In the meanwhile, I was getting hooked on this "non-habit forming" homeopathic "sleep aid" from my local health food store.
Something had to be done. One day on the way home from my word processing job, I stopped in my grocery store to get an avocado and I saw a Cosmopolitan on the newsstand by the checkout with a blurb on the cover saying, "Wake up to the Best Way to Fall Asleep!" I don't usually buy Cosmopolitan – had always thought of it as a magazine for women who prided themselves on being “tigresses in bed.” I bought this one, though, hoping it would help me with my sleeping problem.
When I got home, I opened the magazine and discovered the technique they had in mind for a good night's sleep was a nice calming session of masturbation.
I hate that word. Masturbation. It was ruined for me ever since the third grade, when I had a teacher named Mr. Bates. Diana, who was in the fifth grade and knew everything, called him Master B
ates. This would always launch her into a paroxysm of belly laughs. I had no idea what was so hilarious, but it stuck in my head for years until I knew what that word meant, and then it finally clicked. In any case, I didn't feel like the "master" of anything, least of all my own body, and I had never, to my knowledge, masturbated. I know that sounds odd.
I'm not counting my fantasies, by the way, because they were all in my head and never involved actually touching myself.
The idea of touching myself seemed laughable. Like asking myself out on a date. I didn't really know if I wanted to date myself. I can be pretty annoying.
So this article described how to set the scene for "pleasuring yourself,” and the release of tension sends you right off to sleep. Added bonus: the only way you can really find out what your body likes is by exploring yourself. I decided that if there was any hope of me becoming a tigress, I should give it a go.
Like the article suggested, I turned the lights down low. Not a bad idea, since my apartment wasn't exactly a "romantic" setting. I lived in a fifth floor walk-up on Ninth Avenue a few blocks from the Theater District in Hell's Kitchen. Sarah, an old high school friend who had lived on the floor below helped me get it (helped me bribe the super). She'd since moved out of New York.
I couldn't blame her for leaving. She'd been a dancer. And she was sick of dieting and auditioning and being rejected by her favorite company because she was too short. So she took some science classes at Fordham and got herself accepted into medical school in Florida. I thought she made the right move, but we'd been like Rhoda and Mary with our separate places in the same building. Who expected her to pull a spin-off? I missed her.
Anyway, even though my apartment was just one room with two windows facing smack into a brick wall, it was a great deal at $650 a month and I knew I was lucky to have it. But still, as my sister was fond of saying with her Bette Davis voice: "What a dump."

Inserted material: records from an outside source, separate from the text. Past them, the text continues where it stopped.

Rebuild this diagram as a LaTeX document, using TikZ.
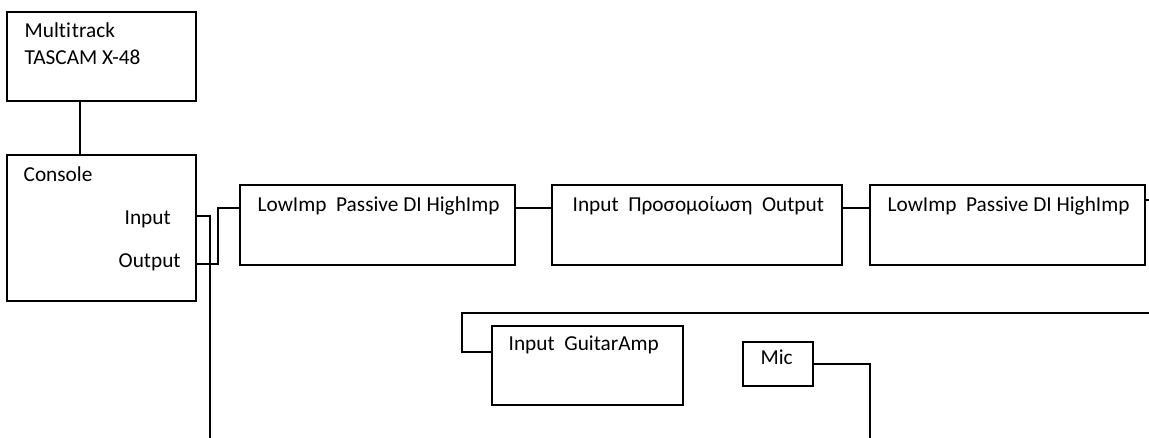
\documentclass[tikz,border=0pt]{standalone}
\usepackage{fontspec}
\setmainfont{Carlito}[Ligatures=NoCommon]
\usetikzlibrary{positioning}
\tikzset{box/.style = {rectangle,draw,line width=1.3pt,inner sep=0pt,outer sep=0pt},
         txt/.style = {anchor=base west,inner sep=0pt,font=\fontsize{21.3}{24}\selectfont}}

\begin{document}
\begin{tikzpicture}[x=1pt,y=-1pt,line width=1.3pt]
    \useasboundingbox (0,0) rectangle (1149,438);
    % boxes
    \node [box, minimum width=189pt, minimum height=89pt]  (multitrack) at (101.5, 56.5) {};
    \node [box, minimum width=189pt, minimum height=146pt] (console)    at (101.5,228)   {};
    \node [box, minimum width=275pt, minimum height=80pt]  (passivedi)  at (377.5,225)   {};
    \node [box, minimum width=290pt, minimum height=80pt]  (sim)        at (697,  225)   {};
    \node [box, minimum width=275pt, minimum height=80pt]  (passivedib) at (1007.5,225)  {};
    \node [box, minimum width=191pt, minimum height=79pt]  (guitaramp)  at (587.5,365.5) {};
    \node [box, minimum width=70pt,  minimum height=44pt]  (mic)        at (778,  364)   {};

    % texts
    \node [txt] (mtname)   at ( 24, 38) {Multi\kern1pt track};
    \node [txt] (mtmodel)  at ( 24, 65) {TASCAM X-48};
    \node [txt] (conname)  at ( 23,182) {Console};
    \node [txt] (conin)    at (124,225) {Input};
    \node [txt] (conout)   at (118,268) {Output};
    \node [txt] (ditext)   at (257,212) {LowImp\ \ Passive DI HighImp};
    \node [txt] (simtext)  at (572,212) {Input\ \ Προσομοίωση\ \ Output};
    \node [txt] (ditextb)  at (887,212) {LowImp\ \ Passive DI HighImp};
    \node [txt] (amptext)  at (508,351) {Input\ \ GuitarAmp};
    \node [txt] (mictext)  at (760,365) {Mic};

    % free ends
    \coordinate (bottomin)  at ( 210,438);
    \coordinate (rightdi)   at (1149,200);
    \coordinate (loopend)   at (1149,313);
    \coordinate (bottommic) at ( 870,438);

    % connectors
    \draw ([xshift=-21.5pt]multitrack.south) -- ([xshift=-21.5pt]console.north);
    \draw ([yshift=12pt]console.east) -| (bottomin);
    \draw ([yshift=-36pt]console.east) -- ++(22,0) |- ([yshift=17pt]passivedi.west);
    \draw ([yshift=17pt]passivedi.east) -- ([yshift=17pt]sim.west);
    \draw ([yshift=17pt]sim.east) -- ([yshift=17pt]passivedib.west);
    \draw ([yshift=25pt]passivedib.east) -- (rightdi);
    \draw (loopend) -| ([xshift=-30pt,yshift=13.5pt]guitaramp.west) -- ([yshift=13.5pt]guitaramp.west);
    \draw (mic.east) -| (bottommic);
\end{tikzpicture}
\end{document}
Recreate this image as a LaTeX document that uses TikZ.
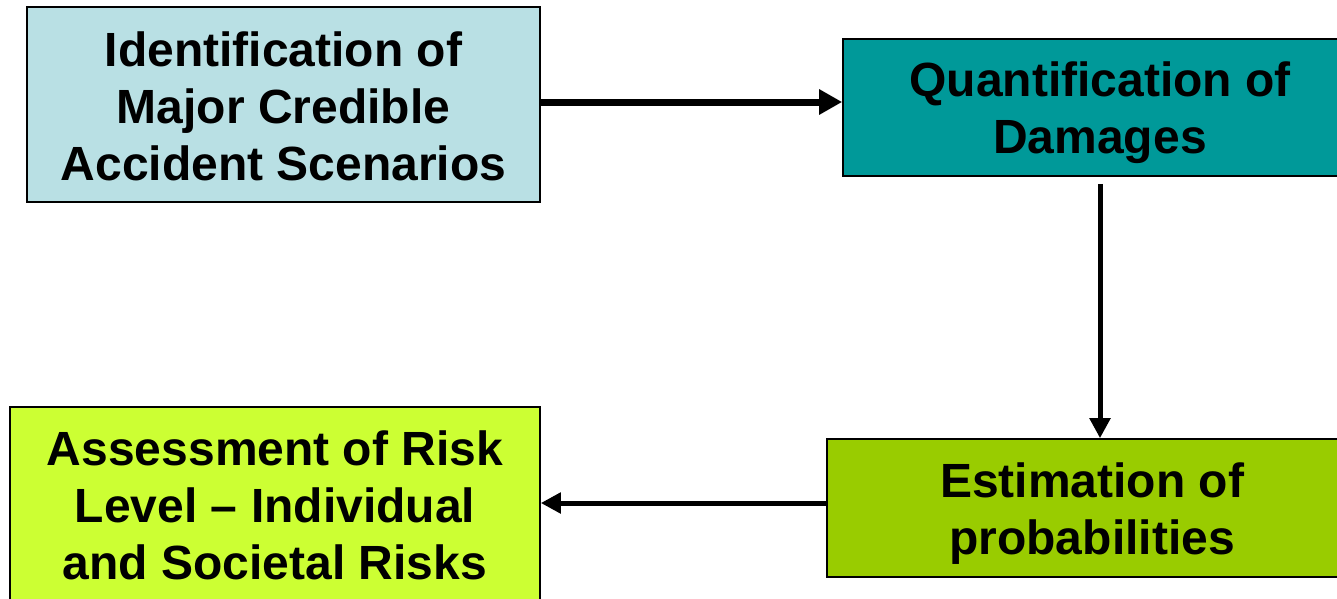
\documentclass[tikz,border=0pt]{standalone}
\usepackage{fontspec}
\setmainfont{Liberation Sans}
\usetikzlibrary{arrows.meta}
\definecolor{boxA}{RGB}{185,224,228}
\definecolor{boxB}{RGB}{0,153,153}
\definecolor{boxC}{RGB}{153,204,0}
\definecolor{boxD}{RGB}{204,255,51}
\newcommand{\boxtext}[2]{\raisebox{#1}[\height][\depth]{\begin{tabular}{@{}c@{}}#2\end{tabular}}}
\tikzset{
  stagebox/.style={draw=black, line width=1.6pt, rectangle, inner sep=0pt,
    font=\fontsize{48}{57}\selectfont\bfseries},
  flowarrow/.style={-{Triangle[length=23pt,width=24pt]}, line width=7pt},
  flowarrowthin/.style={-{Triangle[length=20pt,width=20pt]}, line width=5pt}
}
\begin{document}
\begin{tikzpicture}[x=1pt,y=-1pt]
\useasboundingbox (0,0) rectangle (1337,598);
\clip (0,0) rectangle (1337,598);
\node[stagebox, fill=boxA, minimum width=513pt, minimum height=195pt] (ident) at (283.5,104.5)
  {\boxtext{-8pt}{Identification of\\Major Credible\\Accident Scenarios}};
\node[stagebox, fill=boxB, minimum width=514pt, minimum height=137pt] (quant) at (1100,107.5)
  {\boxtext{-6pt}{Quantification of\\Damages}};
\node[stagebox, fill=boxC, minimum width=530pt, minimum height=138pt] (estim) at (1092,508)
  {\boxtext{-7pt}{Estimation of\\probabilities}};
\node[stagebox, fill=boxD, minimum width=530pt, minimum height=200pt] (assess) at (275,507)
  {\boxtext{-4pt}{Assessment of Risk\\Level – Individual\\and Societal Risks}};
\draw[flowarrow] (ident.east |- 0,102) -- (quant.west |- 0,102);
\draw[flowarrowthin, shorten <=7pt] (quant.south -| 1100,0) -- (estim.north -| 1100,0);
\draw[flowarrowthin] (estim.west |- 0,503) -- (assess.east |- 0,503);
\end{tikzpicture}
\end{document}
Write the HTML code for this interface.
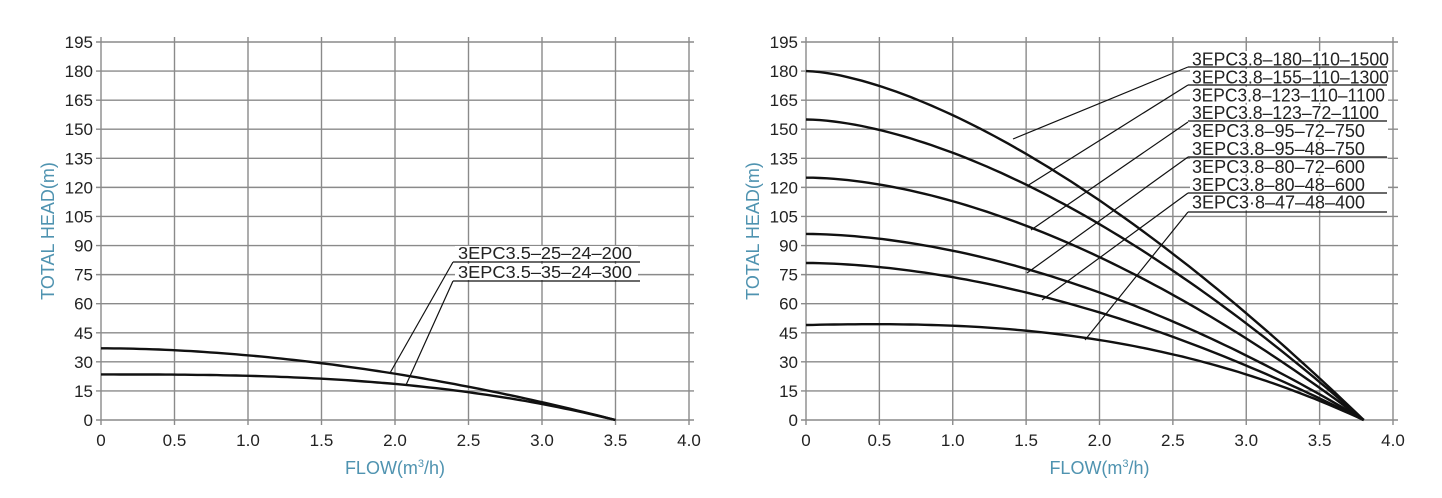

Next, the article suggested taking a bath. This wasn't really possible for me. My bathroom had an old tub that was only big enough to stand up in. The article said to light a candle or incense, but I didn't have either of those, so I took a shower and then sprayed some Glade honeysuckle air freshener around the room. Then I got under the covers. I have to say, it did feel nice being naked in bed. But after that point, I found the whole thing really awkward.